Might have otherwise yielded the point, but the best he could offer me were lots of handwaves and one popular work to make his case. Refused to engage much of anything I said to him, even when I went out of my way to quote direct passages from professionals. Turned my frustration with him, and my disinclination to flip the table and dive for his nuts with teeth bared, into a night of furious research that turned up a particularly condemnatory Calhoun quote (full letter not online, damn it) and the order of several books I wanted anyway. In the next few weeks I should have
The Causes of the Civil War edited by Kenneth Stampp. Never read anything of his and I'm getting one of those reprints that seem to have been popular in the early 90s. Looks like it's an essay collection, so it might be a good window on the late-50s historiography. Incorrect plural in the title, of course.
The Civil War and Reconstruction: A Documentary History, one of the newer standard anthologies of primary sources. Got it cheap.
The Confederate War by Gary Gallagher. Examines the motivations of Confederates in general. To judge from a few of his presentations I've seen, I expect a hefty chunk on that slavery now, slavery forever guy that everyone wants to pretend is an abolitionist in disguise. You know, the traitor we put on stamps instead of a tree for some reason that eludes me. (Gallagher's explanation of the rep: "People don't read.") He also has a book on the Union that does the same, which I'll get to eventually.
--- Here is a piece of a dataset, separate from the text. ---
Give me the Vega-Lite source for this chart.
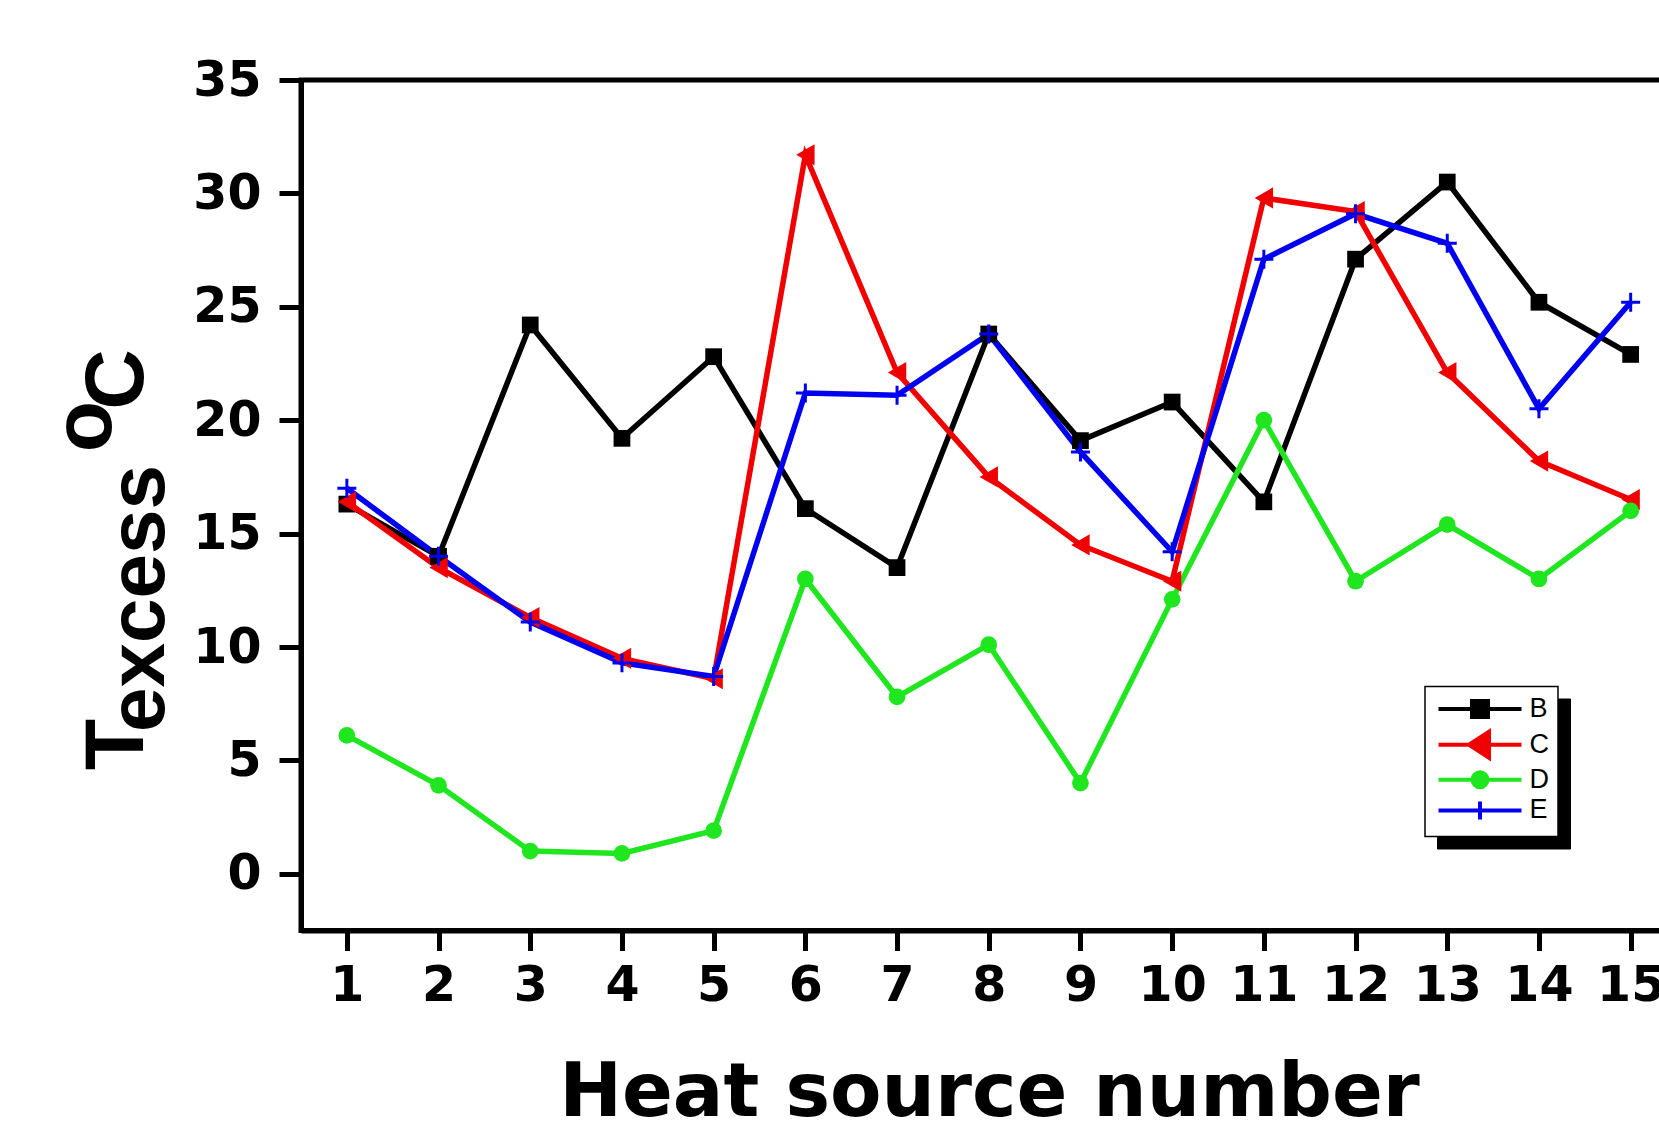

Those books got me a bit guilty about not frequenting the local bookstore, especially Gallagher since he's definitely still in print, but the used books were pretty cheap. So I went to the bookstore with a longshot, William W. Freehling's Prelude to Civil War: The Nullification Controversy in South Carolina, 1816-1836 from the mid-60s and Elizabeth Varon's recent Disunion!: The Coming of the American Civil War, 1789-1859. Expected no love on Freehling (last reprint, 1992) and was sure I'd get Varon.
They found both. I walked out rather lighter, and happier, than expected. Damned if I know which I'll crack first.